Courses for 2018-2019

The plan for 2018–2019 is given below. Note that this is still subject to change and dates and times have not been finalised yet. The current timetable is available here.

Compulsory courses

All LSGNT students are expected to attend the following courses.

  • Topics in geometry (coordinated by R. Thomas: every week in Term 1 and alternate weeks in Term 2 - see here to see what was covered last year).
    • I'd suggest they do lots of exercises maybe. But one thing that I consider fundamental (and often missing) is basic algebraic topology, including – in fact especially – Poincaré duality. There are millions of books covering this so I won't recommend a particular one; they will find one that suits their style. - R. Thomas.
  • Topics in number theory (coordinated by P. Kassaei: every week in Term 1 and alternate weeks in Term 2 - see here to see what was covered last year).

  • Computing for geometry and number theory (J. Armstrong: every week in Term 1).
    • This course will introduce programming in both Mathematica and in Python through projects and examples taken from geometry and number theory. We recommend that if you have no prior programming experience, you try to learn a little Python before you start (you could start by looking at some of the tutorials listed on The Hitch-Hiker's Guide to Python).

Optional courses

The following courses will run for part of either Term 1 or Term 2 and LSGNT students should choose which to attend.

  • Galois representations (F. Diamond)

  • Kähler and hyperKähler geometry (M. Singer)

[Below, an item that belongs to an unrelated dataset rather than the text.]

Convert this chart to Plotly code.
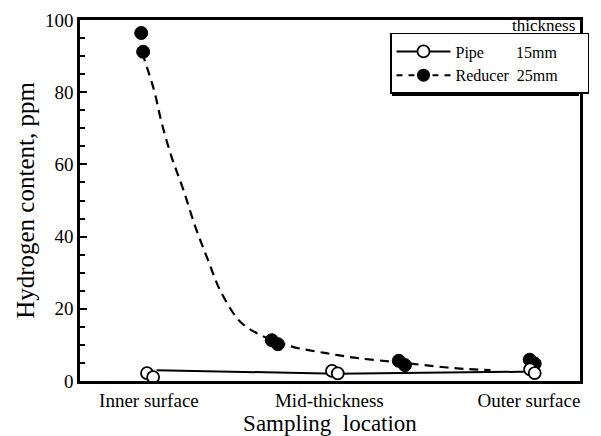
import plotly.graph_objects as go

# Sampling location scale (relative position through the wall)
loc_ticks = [0.0, 0.47, 0.99]
loc_labels = ["Inner surface", "Mid-thickness", "Outer surface"]

# Pipe (15 mm) measured points
pipe_x = [-0.005, 0.011, 0.477, 0.492, 0.993, 1.005]
pipe_y = [2.2, 1.1, 2.8, 2.1, 3.2, 2.2]
# Pipe connecting line
pipe_line_x = [0.02, 0.49, 1.0]
pipe_line_y = [3.0, 2.0, 2.6]

# Reducer (25 mm) measured points
red_x = [-0.02, -0.015, 0.32, 0.336, 0.651, 0.667, 0.992, 1.005]
red_y = [96.4, 91.2, 11.3, 10.2, 5.6, 4.4, 5.9, 4.8]
# Reducer fitted (dashed) curve
red_curve_x = [-0.018, 0.013, 0.033, 0.059, 0.090, 0.121, 0.154, 0.187,
               0.238, 0.282, 0.326, 0.377, 0.462, 0.546, 0.649, 0.718,
               0.803, 0.890]
red_curve_y = [91.0, 80.7, 71.6, 62.1, 52.9, 42.7, 33.5, 24.8,
               16.4, 13.2, 11.2, 9.4, 7.7, 6.3, 5.2, 4.4, 3.5, 3.0]

serif = "Liberation Serif"
NB = "\u00a0"

fig = go.Figure()

fig.add_trace(go.Scatter(x=pipe_line_x, y=pipe_line_y, mode="lines",
                         line=dict(color="black", width=2),
                         showlegend=False, cliponaxis=False))
fig.add_trace(go.Scatter(x=red_curve_x, y=red_curve_y, mode="lines",
                         line=dict(color="black", width=2.2, dash="9px,6px",
                                   shape="spline", smoothing=1),
                         showlegend=False))
fig.add_trace(go.Scatter(x=red_x, y=red_y, mode="markers",
                         marker=dict(symbol="circle", size=13, color="black",
                                     line=dict(color="black", width=1)),
                         showlegend=False, cliponaxis=False))
fig.add_trace(go.Scatter(x=pipe_x, y=pipe_y, mode="markers",
                         marker=dict(symbol="circle", size=12, color="white",
                                     line=dict(color="black", width=1.8)),
                         showlegend=False, cliponaxis=False))

# legend entries
fig.add_trace(go.Scatter(x=[None], y=[None], mode="lines+markers",
                         name="Pipe" + NB * 8 + "15mm" + NB * 6,
                         line=dict(color="black", width=2),
                         marker=dict(symbol="circle", size=12, color="white",
                                     line=dict(color="black", width=1.8))))
fig.add_trace(go.Scatter(x=[None], y=[None], mode="lines+markers",
                         name="Reducer" + NB * 2 + "25mm" + NB * 6,
                         line=dict(color="black", width=2, dash="6px,6px"),
                         marker=dict(symbol="circle", size=13, color="black")))

# legend shadow (offset black box behind the legend)
shadow = dict(type="rect", xref="paper", yref="paper",
              x0=(397 - 80) / 508, x1=(587 - 80) / 508,
              y0=(381 - 96) / 361, y1=(381 - 37) / 361,
              fillcolor="black", line=dict(width=0), layer="above")

fig.update_layout(
    width=601, height=436,
    margin=dict(l=80, r=13, t=20, b=55),
    paper_bgcolor="white", plot_bgcolor="white",
    font=dict(family=serif, color="black", size=16),
    showlegend=True,
    legend=dict(x=0.620, y=0.964, xanchor="left", yanchor="top",
                bgcolor="white", bordercolor="black", borderwidth=1.5,
                font=dict(family=serif, size=16), itemwidth=54,
                tracegroupgap=0),
    shapes=[shadow],
    annotations=[dict(text="thickness", xref="paper", yref="paper",
                      x=0.993, y=0.986, xanchor="right", yanchor="middle",
                      showarrow=False, font=dict(family=serif, size=17))],
)

fig.update_xaxes(range=[-0.1795, 1.123], tickvals=loc_ticks, ticktext=loc_labels,
                 ticks="", showgrid=False, zeroline=False, automargin=False,
                 showline=True, linecolor="black", linewidth=2.5, mirror=True,
                 tickfont=dict(family=serif, size=19),
                 title=dict(text="Sampling  location",
                            font=dict(family=serif, size=23), standoff=16))
fig.update_yaxes(range=[0, 100], tickvals=[0, 20, 40, 60, 80, 100],
                 ticks="inside", ticklen=7, tickwidth=2, tickcolor="black",
                 minor=dict(dtick=5, ticks="inside", ticklen=5, tickwidth=1.5,
                            tickcolor="black"),
                 showgrid=False, zeroline=False, automargin=False,
                 showline=True, linecolor="black", linewidth=2.5, mirror=True,
                 tickfont=dict(family=serif, size=19),
                 title=dict(text="Hydrogen content, ppm",
                            font=dict(family=serif, size=25), standoff=4))

fig.write_html("out.html")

  • Integrable Hamiltonian systems and Lagrangian torus fibrations (J. Evans)
    • This course will cover some subset of the following topics: Hamiltonian mechanics, examples of classical integrable systems (pendulum, spinning tops), toric manifolds and convexity, the Arnold-Liouville theorem and action-angle coordinates, integral affine manifolds, focus-focus singularities (Ngoc's invariant, Symington's almost toric manifolds, mutation of polygons), singularities of SYZ fibrations, Ruan's method (Lagrangian torus fibrations on the quintic 3-fold), Gelfand-Cetlin systems, Newton-Okounkov bodies.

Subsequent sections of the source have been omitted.